Private fixed investment, which includes residential & business spending, dropped at a 3.2%, the most in 7 years.  The Commerce Dept also issued its annual revisions.  The Q1 reading was revised from a previously reported 1.1% gain.  The new breakdown shows a more pronounced slowdown in the economy heading into 2016.  Year-over-year growth rate cooled from 3.3% in last year's Q1 to 1.9% in Q4-2015, rather than the previous downshift from 2.9% to 2%.  The easing in growth continued into H1 of this year.  The year-over-year pace for Q1-2016 was revised down to 1.6% from 2.1%.  That revised trajectory has implications for Fed officials, as they’re faced with an expansion that has been steadily losing steam.  The report also showed that in Q2, GDP expanded at a 1.2% rate from the same period a year earlier.
The growth estimate is the first of 3 for the qtr.

U.S. Economy Grew Less-Than-Forecast 1.2% in Second Quarter

Consumer confidence slid in Jul from the prior month on dimmer views of the US economy's prospects & lingering concerns among higher-income earners about global market conditions.  The University of Mich said that its final index of sentiment declined to 90 this month from 93.5 in Jun.  The projection was for a reading of 90.2 after the preliminary Jul figure of 89.5.  A record share of households with incomes in the top 1/3 mentioned the UK decision to leave the EU was weighing on outlooks. The gap between current views of the economy and expectations last month widened in Jul.  “While concerns about Brexit are likely to quickly recede, weaker prospects for the economy are likely to remain,” Richard Curtin, the survey’s director, said.  The sentiment survey's current conditions index, which measures Americans’ assessment of their personal finances, fell in Jul to 109 from 110.8 last month & the measure of expectations six months from now decreased to 77.8 from 82.4.  Americans anticipated an inflation rate of 2.7% in the next year, up from 2.6% in Jun.  They expect prices to rise 2.6% over the next 3-10 years, the same as in the previous month.  Despite the setback in sentiment this month, consumers have shown they’re more willing to spend than they were at the start of the year.

Consumer Sentiment Slips in July

The Institute for Supply Management’s gauge of factory activity in the Midwest region fell to 55.8 in Jul from 56.8 the month prior.  The forecast expected a larger decline to a reading of 54.0.  Readings above 50 point to expansion, while those below indicate contraction.
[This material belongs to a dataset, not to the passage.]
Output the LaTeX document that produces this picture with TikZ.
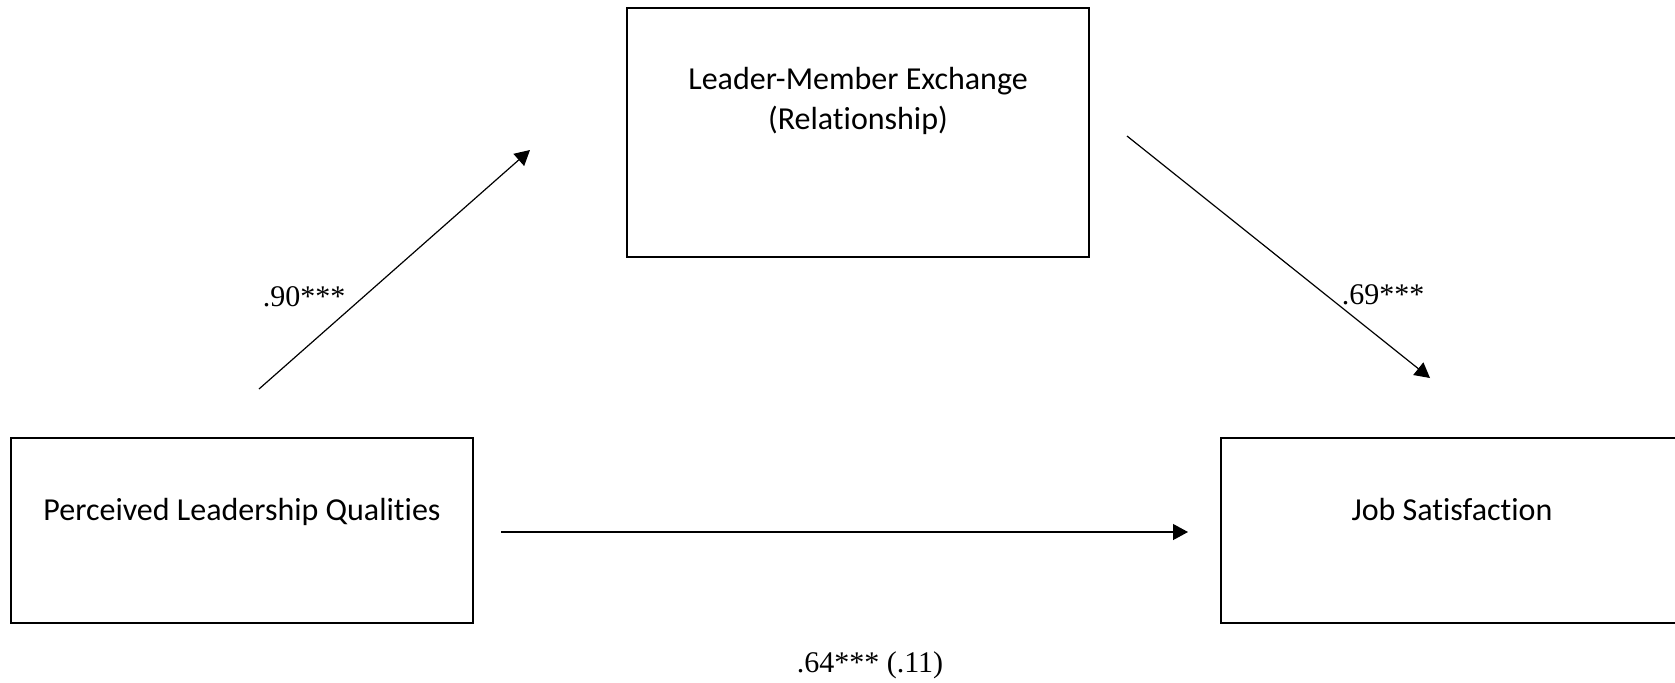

Midwest Manufacturing Continued to Expand in July

The economic news was not good while earnings are coming in varied.  The lack of strength in the economy makes the bulls feel better concerning extending low interest rates.  But this is not the behavior expected when popular stock averages are essentially at record highs.  This disconnect between economic performance & stocks prices is not new, but it still should be a cause for worry.